Spencer Day

Personal information
- Date of birth: 23 December 1971 (age 54)
- Place of birth: England

Team information
- Current team: Farnborough (manager)

Managerial career
- Years: Team
- 2007–2011: Chertsey Town
- 2011–: Farnborough

= Spencer Trethewy =

English football manager and property developer

Spencer Day, also known as Spencer Trethewy, is an English businessman and football manager who is manager of club Farnborough.
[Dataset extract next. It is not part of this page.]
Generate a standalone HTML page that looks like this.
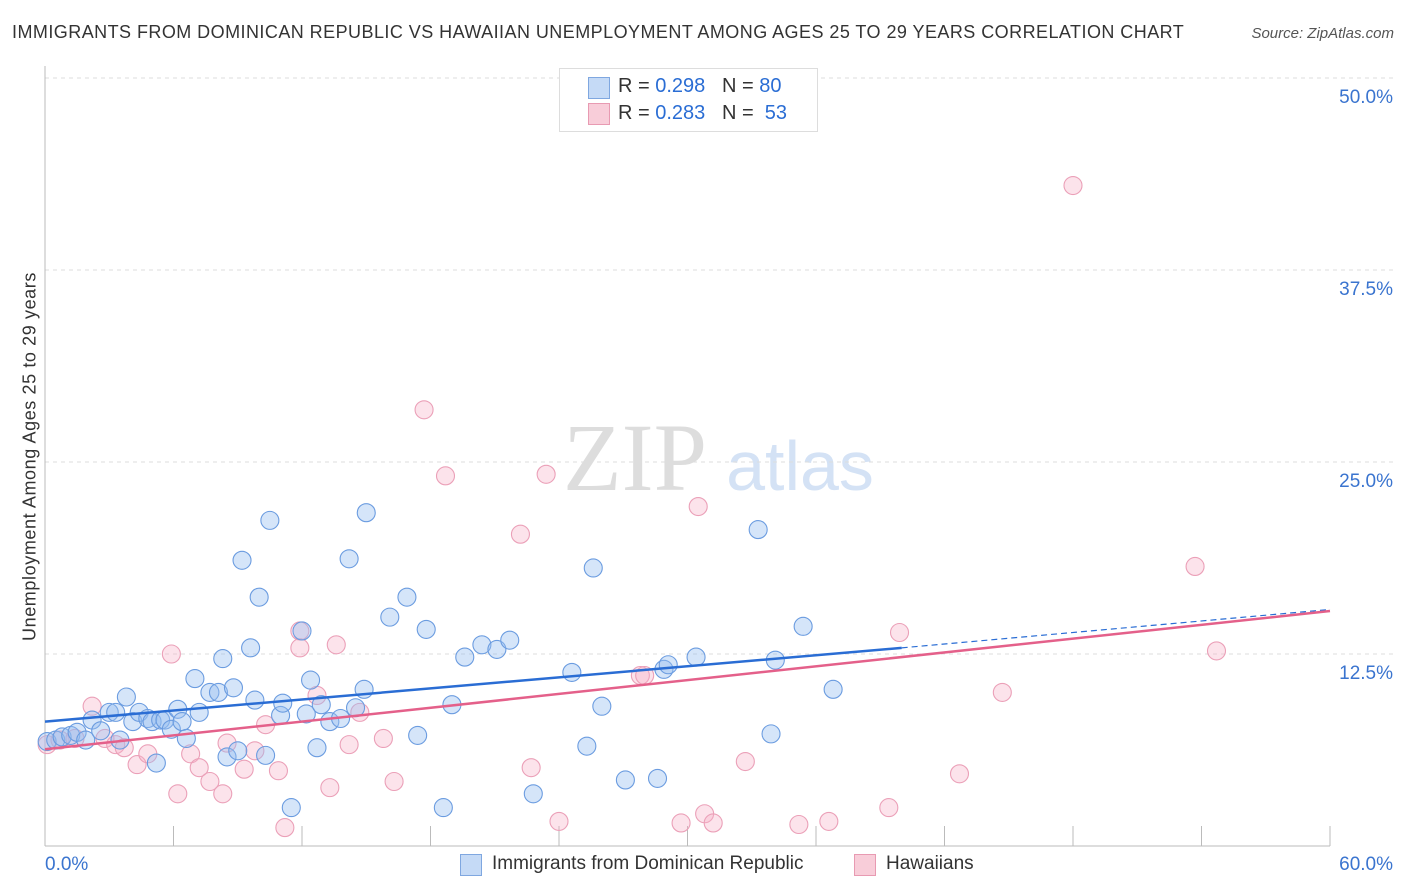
<!DOCTYPE html>
<html><head><meta charset="utf-8"><style>
body{margin:0;background:#fff;font-family:"Liberation Sans",sans-serif}
#wrap{position:relative;width:1406px;height:892px;overflow:hidden}
.t{position:absolute;white-space:nowrap}
</style></head><body>
<div id="wrap">
<div class="t" style="left:12px;top:22px;font-size:18px;color:#333;letter-spacing:0.45px">IMMIGRANTS FROM DOMINICAN REPUBLIC VS HAWAIIAN UNEMPLOYMENT AMONG AGES 25 TO 29 YEARS CORRELATION CHART</div>
<div class="t" style="right:12px;top:25px;font-size:15px;color:#555;font-style:italic">Source: ZipAtlas.com</div>
<div class="t" style="left:-170px;top:446px;width:400px;text-align:center;transform:rotate(-90deg);font-size:18px;letter-spacing:0.6px;color:#333">Unemployment Among Ages 25 to 29 years</div>
<svg id="plot" width="1406" height="892" style="position:absolute;left:0;top:0">
<text x="635" y="490" font-family="Liberation Serif" font-size="96" fill="#ddd" text-anchor="middle">ZIP</text>
<text x="800" y="490" font-family="Liberation Sans" font-size="70" fill="#d4e2f5" text-anchor="middle">atlas</text>
</svg>
<div style="position:absolute;left:559px;top:68px;width:257px;height:62px;border:1px solid #ddd;background:#fff;font-size:20px;color:#333">
 <div style="position:absolute;left:28px;top:8px;width:20px;height:20px;background:#c5daf6;border:1px solid #7fa7e0"></div>
 <div class="t" style="left:58px;top:6px">R = <span style="color:#2a6dd4">0.298</span> &nbsp;&nbsp;N = <span style="color:#2a6dd4">80</span></div>
 <div style="position:absolute;left:28px;top:34px;width:20px;height:20px;background:#f8cdd9;border:1px solid #e89ab2"></div>
 <div class="t" style="left:58px;top:33px">R = <span style="color:#2a6dd4">0.283</span> &nbsp;&nbsp;N = <span style="color:#2a6dd4">&nbsp;53</span></div>
</div>
<div style="position:absolute;left:460px;top:853px;font-size:19px;color:#333">
 <div style="position:absolute;left:0;top:1px;width:20px;height:20px;background:#c5daf6;border:1px solid #7fa7e0"></div>
 <div class="t" style="left:32px;top:0">Immigrants from Dominican Republic</div>
 <div style="position:absolute;left:394px;top:1px;width:20px;height:20px;background:#f8cdd9;border:1px solid #e89ab2"></div>
 <div class="t" style="left:426px;top:0">Hawaiians</div>
</div>
</div>
<script>
const yTicks=[12.5,25,37.5,50];
const yTickLabels=["12.5%","25.0%","37.5%","50.0%"];
const xTickLabels=["0.0%","60.0%"];
const blueX=[0.1,0.5,0.8,1.2,1.5,1.9,2.2,2.6,3.0,3.3,3.5,3.8,4.1,4.4,4.8,5.0,5.2,5.4,5.6,5.9,6.2,6.4,6.6,7.0,7.2,7.7,8.1,8.3,8.5,8.8,9.0,9.2,9.6,9.8,10.0,10.3,10.5,11.0,11.1,11.5,12.0,12.2,12.4,12.7,12.9,13.3,13.8,14.2,14.5,14.9,15.0,16.1,16.9,17.4,17.8,18.6,19.0,19.6,20.4,21.1,21.7,22.8,24.6,25.3,25.6,26.0,27.1,28.6,28.9,29.1,30.4,33.3,33.9,34.1,35.4,36.8];
const blueY=[6.8,6.9,7.1,7.2,7.4,6.9,8.2,7.5,8.7,8.7,6.9,9.7,8.1,8.7,8.3,8.1,5.4,8.2,8.2,7.6,8.9,8.1,7.0,10.9,8.7,10.0,10.0,12.2,5.8,10.3,6.2,18.6,12.9,9.5,16.2,5.9,21.2,8.5,9.3,2.5,14.0,8.6,10.8,6.4,9.2,8.1,8.3,18.7,9.0,10.2,21.7,14.9,16.2,7.2,14.1,2.5,9.2,12.3,13.1,12.8,13.4,3.4,11.3,6.5,18.1,9.1,4.3,4.4,11.5,11.8,12.3,20.6,7.3,12.1,14.3,10.2];
const pinkX=[0.1,0.7,1.4,2.2,2.8,3.3,3.7,4.3,4.8,5.9,6.2,6.8,7.2,7.7,8.3,8.5,9.3,9.8,10.3,10.9,11.2,11.9,11.9,12.7,13.3,13.6,14.2,14.7,15.8,16.3,17.7,18.7,22.2,22.7,23.4,24.0,27.8,29.7,30.5,30.8,31.2,32.7,35.2,36.6,39.4,39.9,42.7,44.7,48.0,53.7,54.7,28.0];
const pinkY=[6.6,6.9,7.0,9.1,7.0,6.6,6.4,5.3,6.0,12.5,3.4,6.0,5.1,4.2,3.4,6.7,5.0,6.2,7.9,4.9,1.2,14.0,12.9,9.8,3.8,13.1,6.6,8.7,7.0,4.2,28.4,24.1,20.3,5.1,24.2,1.6,11.1,1.5,22.1,2.1,1.5,5.5,1.4,1.6,2.5,13.9,4.7,10.0,43.0,18.2,12.7,11.1];
const blueLine=[[0,8.1],[40,12.9],[60,15.4]];
const pinkLine=[[0,6.3],[60,15.3]];
const X0=45,X1=1330,Y0=846,YPX=192/12.5;
const sx=v=>X0+(v/60)*(X1-X0), sy=v=>Y0-v*YPX;
const svg=document.getElementById('plot'),NS='http://www.w3.org/2000/svg';
function mk(t,a){const e=document.createElementNS(NS,t);for(const k in a)e.setAttribute(k,a[k]);svg.appendChild(e);return e;}
yTicks.forEach((v,i)=>{
 const g=mk('line',{x1:X0,x2:1395,y1:sy(v),y2:sy(v),stroke:'#ddd','stroke-dasharray':'4,4'});
 
 
 const t=mk('text',{x:1393,y:sy(v)+25,'text-anchor':'end','font-size':19,fill:'#3a74cf','font-family':'Liberation Sans'});
 t.textContent=yTickLabels[i];
 
 
});
for(let i=1;i<=10;i++){const x=sx(i*6);const l=mk('line',{x1:x,x2:x,y1:826,y2:846,stroke:'#bbb'});
 
 }
let a=mk('line',{x1:X0,x2:X0,y1:66,y2:846,stroke:'#bbb'});


a=mk('line',{x1:X0,x2:X1,y1:846,y2:846,stroke:'#bbb'});


xTickLabels.forEach((s,i)=>{const t=mk('text',{x:i?1393:45,y:870,'text-anchor':i?'end':'start','font-size':19,fill:'#3a74cf','font-family':'Liberation Sans'});t.textContent=s;
 
 });
pinkX.forEach((v,i)=>{const c=mk('circle',{cx:sx(v),cy:sy(pinkY[i]),r:9,fill:'rgba(245,175,198,0.35)',stroke:'#eba0b8','stroke-width':1.1});
 
 });
blueX.forEach((v,i)=>{const c=mk('circle',{cx:sx(v),cy:sy(blueY[i]),r:9,fill:'rgba(150,190,240,0.4)',stroke:'#6b9ce0','stroke-width':1.1});
 
 });
let l=mk('line',{x1:sx(blueLine[0][0]),y1:sy(blueLine[0][1]),x2:sx(blueLine[1][0]),y2:sy(blueLine[1][1]),stroke:'#2a6dd4','stroke-width':2.5});


l=mk('line',{x1:sx(blueLine[1][0]),y1:sy(blueLine[1][1]),x2:sx(blueLine[2][0]),y2:sy(blueLine[2][1]),stroke:'#2a6dd4','stroke-width':1.2,'stroke-dasharray':'6,4'});


l=mk('line',{x1:sx(pinkLine[0][0]),y1:sy(pinkLine[0][1]),x2:sx(pinkLine[1][0]),y2:sy(pinkLine[1][1]),stroke:'#e4608a','stroke-width':2.5});


</script>
</body></html>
Day first attracted national attention in 1990 during Aldershot's financial crisis and has since managed non-league clubs including Chertsey Town and Farnborough.

==Football management==
In 2007 Trethewy, having changed his name to Spencer Day in 1998 taking his mother's maiden name became owner and manager of Chertsey Town. Since 2011 Day has been manager of Farnborough. In 2013, the club entered administration, with debts of around two million pounds with Day being owed around £1m himself from loans to the club.

==Business interests==
Day is reported by The Non-League Paper to have built a substantial company finance investment business holding (managing partner of HH Finance) in the last fifteen years which specializes in residential and commercial holdings worldwide. HH own significant waterfront holdings in Kingston upon Thames according to the Land Registry. Day is known to own at least two superyachts, helicopters, and homes throughout the world. One of his main residences was featured in the Sunday Times "Beyond the brochure" article (1 November 2009) and is listed at £12m. Day was listed as a creditor of the Connaught Income series Fund and operation partner Tuita in 2012 which entered liquidation.

==Legal proceedings==
In 1994, Trethewy was convicted of breaching the Companies Act by running up bills when his airline company was suspended from trading and sentenced to twenty-five months in prison. This was reduced due to some successful appeals to eleven months.